The scene:
This week a case from our business turnaround files. The client: a mid-size restaurant food supplier. Timing: at bottom of a deep recession. Situation: company going under as a number of their restaurant customers failed, cut back or migrated to price-cutting competitors.
Business development game plan:
Identify key issues and opportunities. Engage everyone in brainstorming solutions to obstacles as well as ideas for customer retention and acquisition. Build a turnaround strategy. Create detailed action plans. Get everyone working as a team to execute plans.
No. 1 Challenge:
Getting people working together turned out to be the greatest obstacle to their turnaround. Owners, managers and department teams were at war in all directions – blaming each other for causing the crisis.
Example:
Credit department was at war with Sales. Blamed them for making “bogus sales” and bringing in applications that “they must know” couldn’t be approved. Sales accused Credit of dragging their feet on applications; rejecting good prospective customers; placing holds on orders without advising Sales – and more!!
A classic failure of leadership
First I met with the Credit and Sales managers together. Recorded their issues on whiteboard. Asked if they had spoken to each other personally about the situation. The Credit manager said, “No, I make my feelings known publicly at every management team meeting.” Sales manager said, “No, we’re not on speaking terms.”
Clearly these hardworking, well-intentioned managers – who saw themselves as ‘protecting’ the company from each other – were caught up in a situation where they were speaking ‘about’ instead of ‘to’ each other – not realizing they were literally enabling the actual problem to go on and on by doing so. This is a classic failure of leadership – and in this case both a recipe for disaster and an opportunity to fix something that clearly stood in the way of their recovery. Special note: It’s important to point out that only rarely was this behavior intentional. These leaders, like the great majority I worked with, said they simply had never even thought about it.
An ‘Aha’ moment
When I shared the dynamics and consequences of speaking ‘about’ instead of ‘to’, they got it immediately. One said, “That’s us. That’s exactly what we do,” and the other, clearly embarrassed, agreed. This ‘Aha’ moment enabled us to get unstuck and immediately begin solution-making.
The floodgates opened
Working together in a problem-solving brainstorm session they astonished each other with the number and quality of ideas they came up with. Their initiatives included setting a turnaround time standard on new credit apps… providing basic training for sales reps on credit management…pairing a sales rep with a credit staffer on each application…starting a new-customer onboarding program that featured a tour and meet and greet, in order to personalize the new relationship…and more…much more!
Why didn’t the managers speak to each other in the first place?
- It’s much easier to speak ‘about’ another person than it is to speak ‘to’ them when there’s a problem
- By speaking about instead of to, we can avoid potentially hostile confrontation and conflict. (One leader I worked told me candidly, “I lacked the courage to confront, and I knew it.”)
- We may gain a sympathetic hearing from those we speak to (at least in the short term)

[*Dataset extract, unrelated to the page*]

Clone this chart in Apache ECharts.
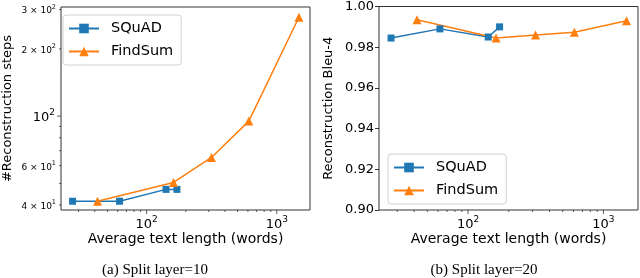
<!DOCTYPE html>
<html><head><meta charset="utf-8">
<script src="https://cdn.jsdelivr.net/npm/echarts@6/dist/echarts.min.js"></script>
<style>html,body{margin:0;padding:0;background:#fff}#c{width:640px;height:278px}</style>
</head><body><div id="c"></div>
<script>
// ---- data ----
const seriesNames = ['SQuAD', 'FindSum'];
const squadLen = [27, 62, 141, 171];
const findsumLen = [42, 161, 315, 610, 1480];
const squadSteps = [41.6, 41.6, 47, 47];
const findsumSteps = [41.6, 50.5, 65.3, 95, 277];
const squadBleu = [0.9845, 0.989, 0.985, 0.990];
const findsumBleu = [0.9935, 0.9845, 0.986, 0.9873, 0.993];
// ---- axis ticks ----
const xMajorTicks = [100, 1000];
const xMajorExp = ['2', '3'];
const xMinorTicks = [30, 40, 50, 60, 70, 80, 90, 200, 300, 400, 500, 600, 700, 800, 900];
const stepsMajorTicks = [100];
const stepsMinorTicks = [40, 50, 60, 70, 80, 90, 200, 300];
const stepsLabelVals = [40, 60, 100, 200, 300];
const stepsLabelMant = ['4 × 10', '6 × 10', '10', '2 × 10', '3 × 10'];
const stepsLabelExp = ['1', '1', '2', '2', '2'];
const stepsLabelBig = [false, false, true, false, false];

const BLUE = '#1f77b4', ORANGE = '#ff7f0e';
const FONT = 'DejaVu Sans';
const zip = (a, b) => a.map((v, i) => [v, b[i]]);

const chart = echarts.init(document.getElementById('c'), null, {renderer: 'canvas'});
const mkSeries = (name, color, sym, size, data, idx) => ({
  name, type: 'line', xAxisIndex: idx, yAxisIndex: idx, data,
  symbol: sym, symbolSize: size, color,
  lineStyle: {width: 1.5, color}, itemStyle: {color}, animation: false
});
const legendBase = {
  orient: 'vertical', itemWidth: 30, itemHeight: 12, itemGap: 8,
  padding: [6, 8, 6, 5], borderColor: '#d0d0d0', borderWidth: 1, borderRadius: 3,
  backgroundColor: '#fff',
  textStyle: {fontFamily: FONT, fontSize: 14.5, color: '#000', padding: [0, 0, 0, 7]},
  data: seriesNames
};
chart.setOption({
  animation: false,
  grid: [
    {left: 55, top: 7, width: 255, height: 203, show: true, borderColor: '#333', borderWidth: 1},
    {left: 379, top: 5, width: 259, height: 205, show: true, borderColor: '#333', borderWidth: 1}
  ],
  xAxis: [0, 1].map(i => ({
    type: 'log', gridIndex: i, min: 22, max: 1800, logBase: 10,
    axisLine: {show: false}, axisTick: {show: false}, axisLabel: {show: false}, splitLine: {show: false},
    name: 'Average text length (words)', nameLocation: 'middle', nameGap: 22,
    nameTextStyle: {fontFamily: FONT, fontSize: 14, color: '#000'}
  })),
  yAxis: [
    {type: 'log', gridIndex: 0, min: 38, max: 308, logBase: 10,
     axisLine: {show: false}, axisTick: {show: false}, axisLabel: {show: false}, splitLine: {show: false},
     name: '#Reconstruction steps', nameLocation: 'middle', nameGap: 47,
     nameTextStyle: {fontFamily: FONT, fontSize: 13, color: '#000'}},
    {type: 'value', gridIndex: 1, min: 0.9, max: 1.0, interval: 0.02,
     axisLine: {show: false}, axisTick: {show: true, length: 4, lineStyle: {color: '#333'}},
     axisLabel: {margin: 5, fontFamily: FONT, fontSize: 13, color: '#000', formatter: v => v.toFixed(2)},
     splitLine: {show: false},
     name: 'Reconstruction Bleu-4', nameLocation: 'middle', nameGap: 44,
     nameTextStyle: {fontFamily: FONT, fontSize: 13, color: '#000'}}
  ],
  legend: [
    Object.assign({}, legendBase, {left: 63, top: 15}),
    Object.assign({}, legendBase, {left: 388, top: 154})
  ],
  series: [
    mkSeries('SQuAD', BLUE, 'rect', 7, zip(squadLen, squadSteps), 0),
    mkSeries('FindSum', ORANGE, 'triangle', 9, zip(findsumLen, findsumSteps), 0),
    mkSeries('SQuAD', BLUE, 'rect', 7, zip(squadLen, squadBleu), 1),
    mkSeries('FindSum', ORANGE, 'triangle', 9, zip(findsumLen, findsumBleu), 1)
  ]
});

// ---- ticks & labels drawn at library-computed positions ----
const g = [];
const tickLine = (x1, y1, x2, y2) => g.push({type: 'line', silent: true,
  shape: {x1, y1, x2, y2}, style: {stroke: '#333', lineWidth: 0.8}});
const supText = (x, y, mant, exp, big, align) => g.push({type: 'text', silent: true, x, y,
  style: {
    text: '{m|' + mant + '}{e|' + exp + '}',
    align: align, verticalAlign: 'middle',
    rich: {
      m: {fontFamily: FONT, fontSize: big ? 13 : 9, color: '#000', lineHeight: big ? 16 : 12, verticalAlign: 'bottom'},
      e: {fontFamily: FONT, fontSize: big ? 9 : 6.5, color: '#000', verticalAlign: 'top'}
    }
  }});
[0, 1].forEach(gi => {
  const yMin = gi === 0 ? 38 : 0.9;
  const by = chart.convertToPixel({gridIndex: gi}, [100, yMin])[1];
  xMajorTicks.forEach((v, i) => {
    const x = chart.convertToPixel({gridIndex: gi}, [v, yMin])[0];
    tickLine(x, by, x, by + 4);
    supText(x, by + 13, '10', xMajorExp[i], true, 'center');
  });
  xMinorTicks.forEach(v => {
    const x = chart.convertToPixel({gridIndex: gi}, [v, yMin])[0];
    tickLine(x, by, x, by + 2);
  });
});
const lx = chart.convertToPixel({gridIndex: 0}, [22, 100])[0];
stepsMajorTicks.forEach(v => {
  const y = chart.convertToPixel({gridIndex: 0}, [22, v])[1];
  tickLine(lx - 4, y, lx, y);
});
stepsMinorTicks.forEach(v => {
  const y = chart.convertToPixel({gridIndex: 0}, [22, v])[1];
  tickLine(lx - 2, y, lx, y);
});
stepsLabelVals.forEach((v, i) => {
  const y = chart.convertToPixel({gridIndex: 0}, [22, v])[1];
  supText(lx - (stepsLabelBig[i] ? 6 : 5), y, stepsLabelMant[i], stepsLabelExp[i], stepsLabelBig[i], 'right');
});
// captions
g.push({type: 'text', silent: true, x: 155, y: 270,
  style: {text: '(a) Split layer=10', fontFamily: 'Liberation Serif', fontSize: 15, fill: '#000', align: 'center', verticalAlign: 'middle'}});
g.push({type: 'text', silent: true, x: 484, y: 270,
  style: {text: '(b) Split layer=20', fontFamily: 'Liberation Serif', fontSize: 15, fill: '#000', align: 'center', verticalAlign: 'middle'}});
chart.setOption({graphic: g});
</script>
</body></html>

- In a twisted way, blaming the other person can give us an excuse for poor performance, at least in the short term – but sooner or later the consequences of inaction come back to bite us
- Painfully few people are trained in the self-management and interpersonal skills needed to approach safely (i.e. without provoking defense and a potentially hostile reaction) when there are problems between us (you will find numerous tips on how to confront ‘safely’ throughout this series of articles)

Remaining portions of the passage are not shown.